The New York Times recently wrote about the fading popularity of this wedding tradition. They say as the average age of a bride increases (especially in urban areas, like DC), so does the age of her friends who would be considered "eligible" for the bouquet toss. And like the article says, catching the bouquet just isn't that appealing anymore.
I used to LOVE the bouquet toss. Having attended family and family friends' weddings since I was in preschool, the thought of catching a bunch of pretty flowers (essentially winning a competition, never too young to feel competitive!) was fun, especially since the odds of me being the next to marry were impossible (I didn't grow up in one of those crazy sects where girls were married at 10 years old).

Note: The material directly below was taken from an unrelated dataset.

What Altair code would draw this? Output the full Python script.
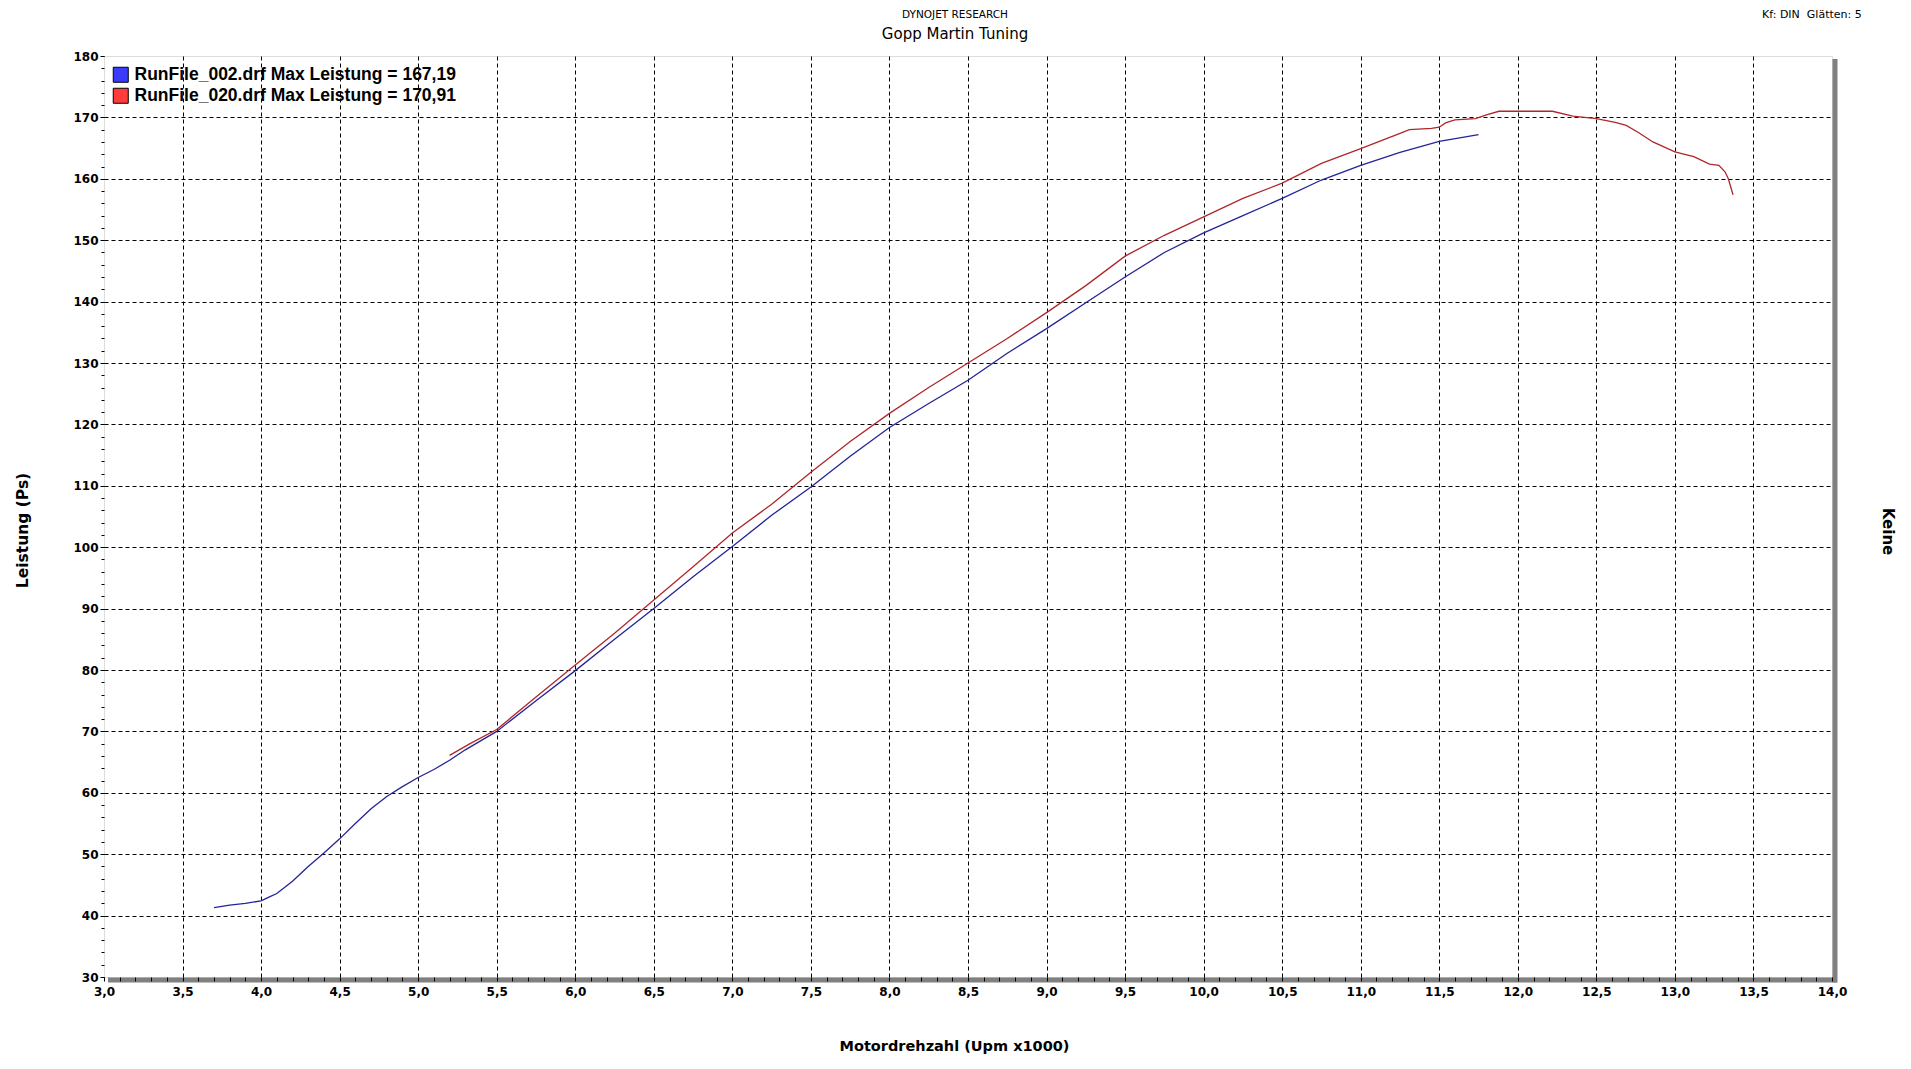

However, as I got older, and my mid-20s is when I really pinpoint this change, I felt like a spectacle was being made out of us "single ladies". I attended weddings attached and unattached (so being truly single, or just not married) and yet the bouquet toss never held any appeal, and seemed to almost be a pity party for us sans ring. Nothing is sadder than the guest who knocks other people down or lunges in front to grab the bouquet (though I've never seen the scenario in the article, when the bouquet hits the floor and no one picks it up), because what does she think it will change in her life?
Two scenarios that stick with me regarding the bouquet toss:
1. At a wedding in my early 20s, a girl catches the bouquet, and I offhandedly say to a friend that the bouquet toss might actually be an accurate predictor this time, as the catcher was in a serious relationship (and did in fact get engaged shortly thereafter). My friend turns to me and snaps "I can't believe you don't think I'm the next to get married!" Spoiler--the catcher beat her down the aisle by about four years. Point for the bouquet!
2. A wedding in my mid-20s, another friend jumps to the front of the crowd to catch the bouquet. When she catches it, she says something to the effect of it "proving" that she and her bf were meant to be. Spoiler--they've broken up.
Ok, not to say that if you have a bouquet toss at your wedding, or had one, that I will get on a soapbox or make a fuss. I will likely take that time to go to the bar, restroom, photo booth, or outside for fresh air. Its your wedding and you do you. But you know what won't be happening at my wedding (bouquets are expensive, I'm keeping mine!)